Null: The number of hours worked is consistent across all five employee types. Alternative: The number of hours work varies by education level.
The sample size is large, the data should be independent across each education level, and the distributions in each group should be near normal with help from the large sample size.

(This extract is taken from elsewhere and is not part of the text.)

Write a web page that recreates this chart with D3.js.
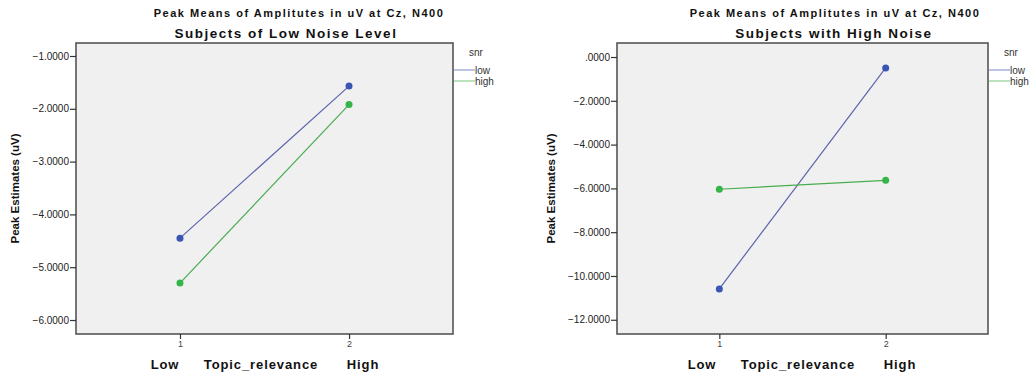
<!DOCTYPE html>
<html>
<head>
<meta charset="utf-8">
<script src="https://cdn.jsdelivr.net/npm/d3@7/dist/d3.min.js"></script>
<style>
  body { margin: 0; background: #fff; }
  svg { display: block; font-family: "Liberation Sans", Arial, sans-serif; }
  .title { font-weight: bold; font-size: 11px; letter-spacing: 1.5px; fill: #111; }
  .subtitle { font-weight: bold; font-size: 13.5px; letter-spacing: 1.5px; fill: #111; }
  .ylabel { font-weight: bold; font-size: 11.5px; fill: #111; }
  .xlabel { font-weight: bold; font-size: 13px; letter-spacing: 0.9px; fill: #111; }
  .axis text { font-size: 10px; fill: #222; font-family: "Liberation Sans", Arial, sans-serif; }
  .x-axis text { font-size: 9px; fill: #444; }
  .axis path { display: none; }
  .axis line { stroke: #333; stroke-width: 1.2; }
  .legend-text { font-size: 10px; fill: #333; }
</style>
</head>
<body>
<div id="chart"></div>
<script>
// categories on the x axis (Topic_relevance)
var categories = [1, 2];
var xLabels = ["Low", "Topic_relevance", "High"];

// snr series
var seriesNames = ["low", "high"];

// panel 1: subjects of low noise level
var lowNoiseSnrLow = [-4.45, -1.57];
var lowNoiseSnrHigh = [-5.30, -1.92];
var lowNoiseTicks = [-1, -2, -3, -4, -5, -6];

// panel 2: subjects with high noise
var highNoiseSnrLow = [-10.59, -0.50];
var highNoiseSnrHigh = [-6.04, -5.63];
var highNoiseTicks = [0, -2, -4, -6, -8, -10, -12];

var title = "Peak Means of Amplitutes in uV at Cz, N400";
var subtitles = ["Subjects of Low Noise Level", "Subjects with High Noise"];
var yTitle = "Peak Estimates (uV)";

var width = 1033, height = 375;

var colours = {
  low: { line: "#5c63ad", dot: "#3a55b4", legend: "#8f9bd0" },
  high: { line: "#48ad4f", dot: "#35b44a", legend: "#8fcf93" }
};

var svg = d3.select("#chart")
  .append("svg")
    .attr("width", width)
    .attr("height", height);

// panel layout
var panels = [
  { box: [76, 43, 453, 334], yDomain: [-6.265, -0.754], ticks: lowNoiseTicks,
    series: [lowNoiseSnrLow, lowNoiseSnrHigh], subtitle: subtitles[0],
    titleX: 299, subX: 286, yLabelX: 19, xLabelX: [165, 261, 363], legendX: 453 },
  { box: [617, 43, 988, 334], yDomain: [-12.65, 0.64], ticks: highNoiseTicks,
    series: [highNoiseSnrLow, highNoiseSnrHigh], subtitle: subtitles[1],
    titleX: 835, subX: 834, yLabelX: 555, xLabelX: [702, 798, 900], legendX: 988 }
];

var formatTick = function(d) {
  return d3.format(".4f")(d).replace(/^(-?)0\./, "$1.");
};

panels.forEach(function(p) {
  var x0 = p.box[0], y0 = p.box[1], x1 = p.box[2], y1 = p.box[3];
  var g = svg.append("g");

  var xScale = d3.scaleLinear().domain([0.385, 2.615]).range([x0, x1]);
  var yScale = d3.scaleLinear().domain(p.yDomain).range([y1, y0]);

  // titles
  g.append("text").attr("class", "title")
    .attr("x", p.titleX).attr("y", 17).attr("text-anchor", "middle").text(title);
  g.append("text").attr("class", "subtitle")
    .attr("x", p.subX).attr("y", 38).attr("text-anchor", "middle").text(p.subtitle);

  // plot background
  g.append("rect")
    .attr("x", x0).attr("y", y0)
    .attr("width", x1 - x0).attr("height", y1 - y0)
    .attr("fill", "#f0f0f0")
    .attr("stroke", "#555")
    .attr("stroke-width", 1.6);

  // axes
  g.append("g")
    .attr("class", "axis y-axis")
    .attr("transform", "translate(" + x0 + ",0)")
    .call(d3.axisLeft(yScale).tickValues(p.ticks).tickFormat(formatTick).tickSize(6).tickPadding(1));

  g.append("g")
    .attr("class", "axis x-axis")
    .attr("transform", "translate(0," + y1 + ")")
    .call(d3.axisBottom(xScale).tickValues(categories).tickFormat(d3.format("d")).tickSize(5).tickPadding(2));

  g.append("text").attr("class", "ylabel")
    .attr("transform", "translate(" + p.yLabelX + "," + ((y0 + y1) / 2) + ") rotate(-90)")
    .attr("text-anchor", "middle")
    .text(yTitle);

  g.selectAll(".xlabel")
    .data(xLabels)
    .enter()
    .append("text")
      .attr("class", "xlabel")
      .attr("x", function(d, i) { return p.xLabelX[i]; })
      .attr("y", 369)
      .attr("text-anchor", "middle")
      .text(function(d) { return d; });

  // lines and points
  p.series.forEach(function(values, si) {
    var c = colours[seriesNames[si]];
    var pts = categories.map(function(cat, i) { return [xScale(cat), yScale(values[i])]; });
    g.append("path")
      .attr("d", d3.line()(pts))
      .attr("fill", "none")
      .attr("stroke", c.line)
      .attr("stroke-width", 1.2);
    g.selectAll(".pt" + si)
      .data(pts)
      .enter()
      .append("circle")
        .attr("cx", function(d) { return d[0]; })
        .attr("cy", function(d) { return d[1]; })
        .attr("r", 3.5)
        .attr("fill", c.dot);
  });

  // legend
  var legend = g.append("g").attr("transform", "translate(" + p.legendX + ",0)");
  legend.append("text").attr("class", "legend-text")
    .attr("x", 16).attr("y", 56).text("snr");
  seriesNames.forEach(function(name, i) {
    var ly = 70 + 11 * i;
    legend.append("line")
      .attr("x1", 1).attr("x2", 22)
      .attr("y1", ly).attr("y2", ly)
      .attr("stroke", colours[name].legend)
      .attr("stroke-width", 1.2);
    legend.append("text").attr("class", "legend-text")
      .attr("x", 22).attr("y", ly + 3.5).text(name);
  });
});
</script>
</body>
</html>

The spreads are similar across each group as well.
p <- 0.0682
meansq_deg <- 501.54
sumsq_residual <- 267382
df_deg <- 5 - 1
df_residual <- 1172 - 1*5
df_tot <- 1172 - 1
sumsq_deg <- meansq_deg*df_deg
sumsq_tot <- sumsq_residual + sumsq_deg
meansq_residual <- sumsq_residual/df_residual
f_value <- meansq_deg/meansq_residual
col1 <- c("Degree", "Residuals", "Total")
col2 <- c(df_deg, df_residual, df_tot)
col3 <- c(sumsq_deg, sumsq_residual, sumsq_tot)
col4 <- c(meansq_deg, meansq_residual, "")
col5 <- c(f_value, "", "")
col6 <- c(p, "", "")
final_df <- data.frame(col1,col2,col3,col4,col5,col6)
colnames(final_df) <- c("", "Df", "Sum Sq", "Mean Sq", "F-value", "Pr(>F)")
final_df
The conclusion of this test is given by the p-value, Pr(>F) = 0.0682, which is greater than 0.05 (assuming significance level of 0.05). For that reason, the null hypothesis can not be rejected and it can not be concluded that hours worked varies by education level.